The story between them could potentially be a success if it was not that they live in a culture that is very conservative and despises the fact that a single and respectable woman like Jeong-in is in a relationship with a single father like Ji-ho.

Besides the absolute sweetness of the story itself, this drama also shows the importance of traditions in Korean culture. 

Freshman Jakaline Zindell watches “The Kissing Booth” every time she is sad or sick. 

Senior Suzie Nichols likes to watch her favorite movie, “Titanic,” which is, in her opinion, a good movie to cry over when she is feeling down.
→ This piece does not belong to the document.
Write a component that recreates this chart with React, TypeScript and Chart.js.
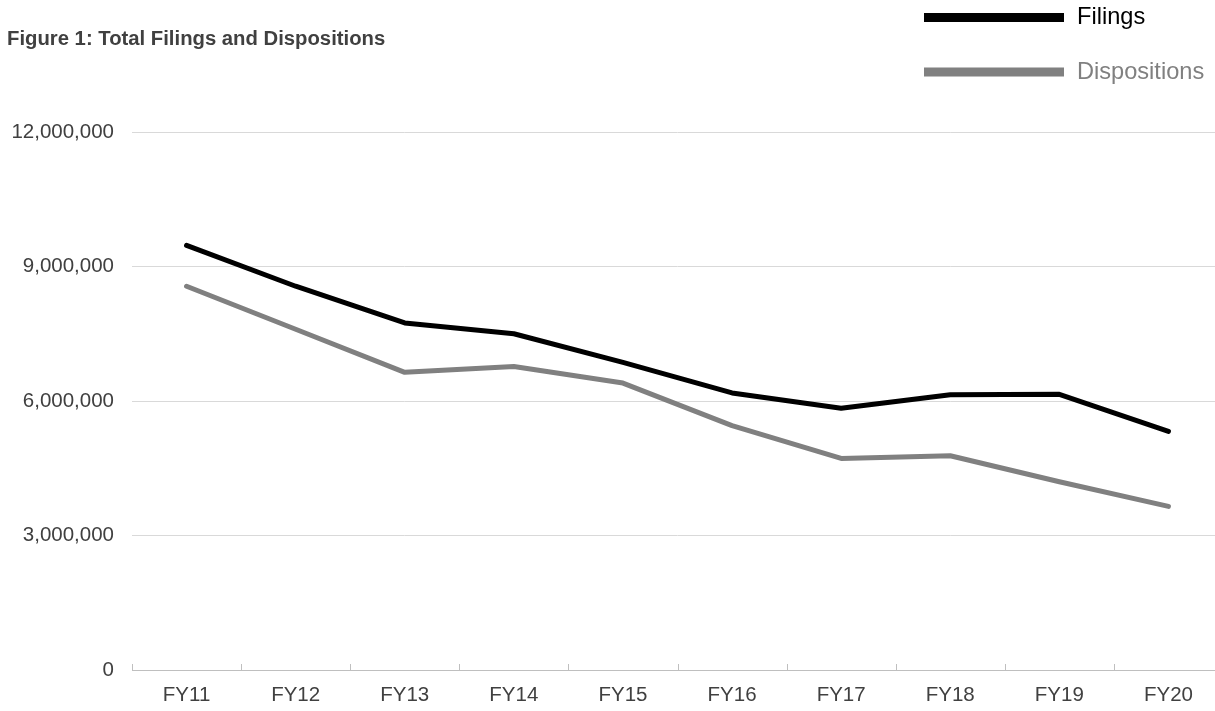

Love stories are not for everyone. For example, senior Laura Wood prefers something more pragmatic like “Grey’s Anatom.”

Junior Lincoln Wood is not limited to a single show or a particular kind of movie. However, he has a long and accurate list. When he is sick and has to stay home, he enjoys watching “Ferris Bueller’s Day Off,” pretending that he is skipping school, even if, in reality, he is not. Wood watches “Harry Potter,” “Star Wars,” and “Jurassic Park.”

The list goes on with “The Goonies,” “Indiana Jones,” “10 Things I Hate About You,” “42,” “Over The Top”, “Singing in the Rain” and many more.

As long as your “sickness show” helps you find contentment and comfort, just keep going with it and enjoy it for the millionth time.